Set problem: In your copy, leave out the pictures; write out all the data exactly.

Information supplied:
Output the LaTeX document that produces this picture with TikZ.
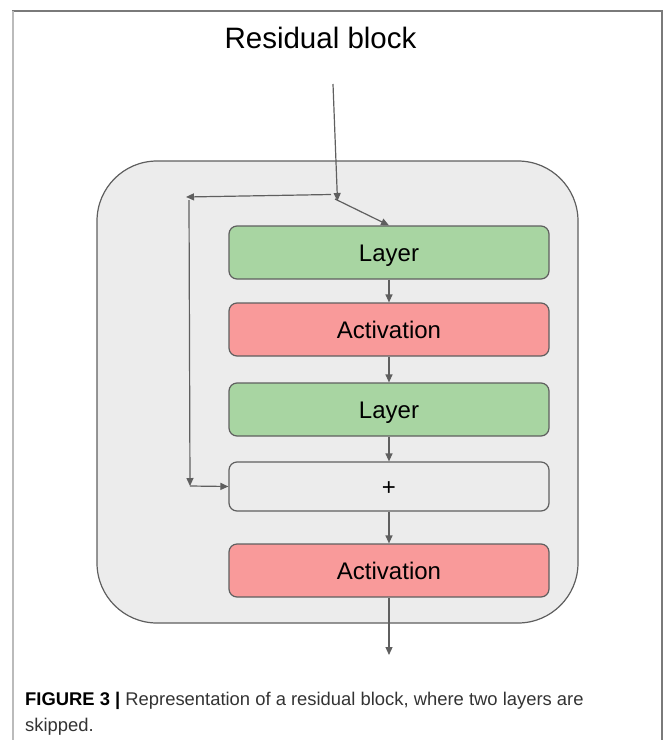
\documentclass[tikz,border=0pt]{standalone}
\usepackage{fontspec}
\setmainfont{Liberation Sans}
\usetikzlibrary{arrows.meta}
\definecolor{linegray}{HTML}{5F5F5F}
\definecolor{panelgray}{HTML}{ECECEC}
\definecolor{layergreen}{HTML}{A8D5A2}
\definecolor{actred}{HTML}{F99A9A}
\definecolor{framedark}{HTML}{7A7A7A}
\definecolor{framelight}{HTML}{BBBBBB}
\definecolor{captext}{HTML}{333333}
\tikzset{
  blockbox/.style={draw=linegray, line width=1.2pt, rounded corners=8pt,
    minimum width=320pt, minimum height=53pt, inner sep=0pt,
    text height=17.3pt, text depth=0pt,
    font=\fontsize{24}{28}\selectfont},
  layerbox/.style={blockbox, fill=layergreen},
  actbox/.style={blockbox, fill=actred},
  sumbox/.style={blockbox, fill=panelgray, minimum height=49pt},
  flow/.style={draw=linegray, line width=1.2pt,
    -{Triangle[length=8pt,width=7pt]}},
}
\begin{document}
\begin{tikzpicture}[x=1pt, y=-1pt]
\useasboundingbox (0,0) rectangle (663,740);

% page frame
\draw[framedark, line width=2pt] (12,11) -- (663,11);
\draw[framelight, line width=2pt] (12.5,11) -- (12.5,740);
\draw[framedark, line width=2pt] (661.5,11) -- (661.5,740);

% title
\node[anchor=base, font=\fontsize{29.5}{34}\selectfont, text=black] (title) at (320.5,48) {Residual block};

% container of the block
\draw[draw=linegray, line width=1.2pt, fill=panelgray, rounded corners=60pt]
  (97,161) rectangle (578,623);

% stacked layers
\node[layerbox] (l1) at (389,252.5) {Layer};
\node[actbox]   (a1) at (389,329.5) {Activation};
\node[layerbox] (l2) at (389,409.5) {Layer};
\node[sumbox]   (sum) at (389,486.5) {+};
\node[actbox]   (a2) at (389,570.5) {Activation};

% input and skip connection
\coordinate (in) at (333,84);
\coordinate (split) at (337.5,201);
\coordinate (fork) at (335,199);
\coordinate (skipstart) at (331,194.5);
\coordinate (skipend) at (186,197);
\coordinate (downstart) at (189,200);
\coordinate (downend) at (190,486);
\coordinate (out) at (389,655);

\draw[flow] (in) -- (split);
\draw[flow] (fork) -- (l1.north);
\draw[flow] (skipstart) -- (skipend);
\draw[flow] (downstart) -- (downend);
\draw[flow] (downend) -- (sum.west);

% main path
\draw[flow] (l1) -- (a1);
\draw[flow] (a1) -- (l2);
\draw[flow] (l2) -- (sum);
\draw[flow] (sum) -- (a2);
\draw[flow] (a2) -- (out);

% caption
\node[anchor=base west, inner sep=0pt, font=\fontsize{18.4}{22}\selectfont, text=captext] (cap1) at (25,705)
  {{\bfseries\color{black}FIGURE 3 |} Representation of a residual block, where two layers are};
\node[anchor=base west, inner sep=0pt, font=\fontsize{18.4}{22}\selectfont, text=captext] (cap2) at (25,731)
  {skipped.};
\end{tikzpicture}
\end{document}
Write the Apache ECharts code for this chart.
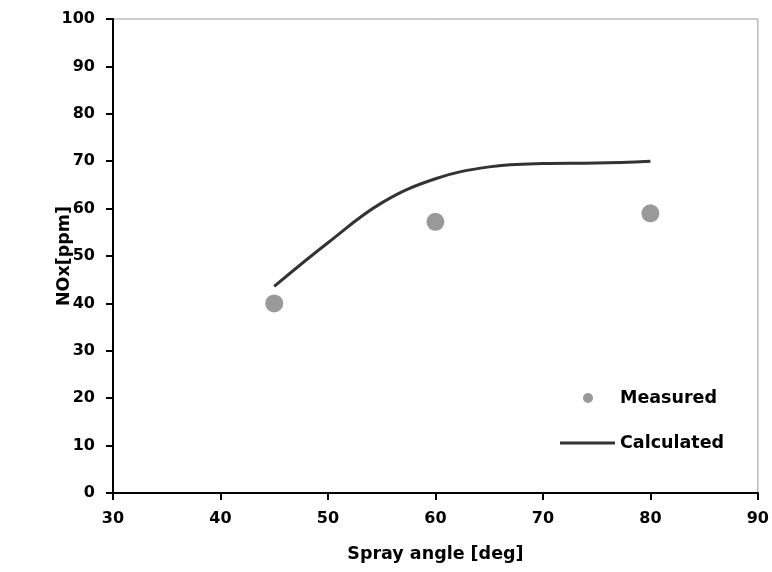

Expected answer:
Output the LaTeX document that produces this picture with TikZ.
\documentclass[tikz,border=0pt]{standalone}
\usepackage{fontspec}
\setmainfont{Liberation Sans}
\usetikzlibrary{arrows.meta}
\definecolor{linegray}{HTML}{5F5F5F}
\definecolor{panelgray}{HTML}{ECECEC}
\definecolor{layergreen}{HTML}{A8D5A2}
\definecolor{actred}{HTML}{F99A9A}
\definecolor{framedark}{HTML}{7A7A7A}
\definecolor{framelight}{HTML}{BBBBBB}
\definecolor{captext}{HTML}{333333}
\tikzset{
  blockbox/.style={draw=linegray, line width=1.2pt, rounded corners=8pt,
    minimum width=320pt, minimum height=53pt, inner sep=0pt,
    text height=17.3pt, text depth=0pt,
    font=\fontsize{24}{28}\selectfont},
  layerbox/.style={blockbox, fill=layergreen},
  actbox/.style={blockbox, fill=actred},
  sumbox/.style={blockbox, fill=panelgray, minimum height=49pt},
  flow/.style={draw=linegray, line width=1.2pt,
    -{Triangle[length=8pt,width=7pt]}},
}
\begin{document}
\begin{tikzpicture}[x=1pt, y=-1pt]
\useasboundingbox (0,0) rectangle (663,740);

% page frame
\draw[framedark, line width=2pt] (12,11) -- (663,11);
\draw[framelight, line width=2pt] (12.5,11) -- (12.5,740);
\draw[framedark, line width=2pt] (661.5,11) -- (661.5,740);

% title
\node[anchor=base, font=\fontsize{29.5}{34}\selectfont, text=black] (title) at (320.5,48) {Residual block};

% container of the block
\draw[draw=linegray, line width=1.2pt, fill=panelgray, rounded corners=60pt]
  (97,161) rectangle (578,623);

% stacked layers
\node[layerbox] (l1) at (389,252.5) {Layer};
\node[actbox]   (a1) at (389,329.5) {Activation};
\node[layerbox] (l2) at (389,409.5) {Layer};
\node[sumbox]   (sum) at (389,486.5) {+};
\node[actbox]   (a2) at (389,570.5) {Activation};

% input and skip connection
\coordinate (in) at (333,84);
\coordinate (split) at (337.5,201);
\coordinate (fork) at (335,199);
\coordinate (skipstart) at (331,194.5);
\coordinate (skipend) at (186,197);
\coordinate (downstart) at (189,200);
\coordinate (downend) at (190,486);
\coordinate (out) at (389,655);

\draw[flow] (in) -- (split);
\draw[flow] (fork) -- (l1.north);
\draw[flow] (skipstart) -- (skipend);
\draw[flow] (downstart) -- (downend);
\draw[flow] (downend) -- (sum.west);

% main path
\draw[flow] (l1) -- (a1);
\draw[flow] (a1) -- (l2);
\draw[flow] (l2) -- (sum);
\draw[flow] (sum) -- (a2);
\draw[flow] (a2) -- (out);

% caption
\node[anchor=base west, inner sep=0pt, font=\fontsize{18.4}{22}\selectfont, text=captext] (cap1) at (25,705)
  {{\bfseries\color{black}FIGURE 3 |} Representation of a residual block, where two layers are};
\node[anchor=base west, inner sep=0pt, font=\fontsize{18.4}{22}\selectfont, text=captext] (cap2) at (25,731)
  {skipped.};
\end{tikzpicture}
\end{document}
Write the Apache ECharts code for this chart.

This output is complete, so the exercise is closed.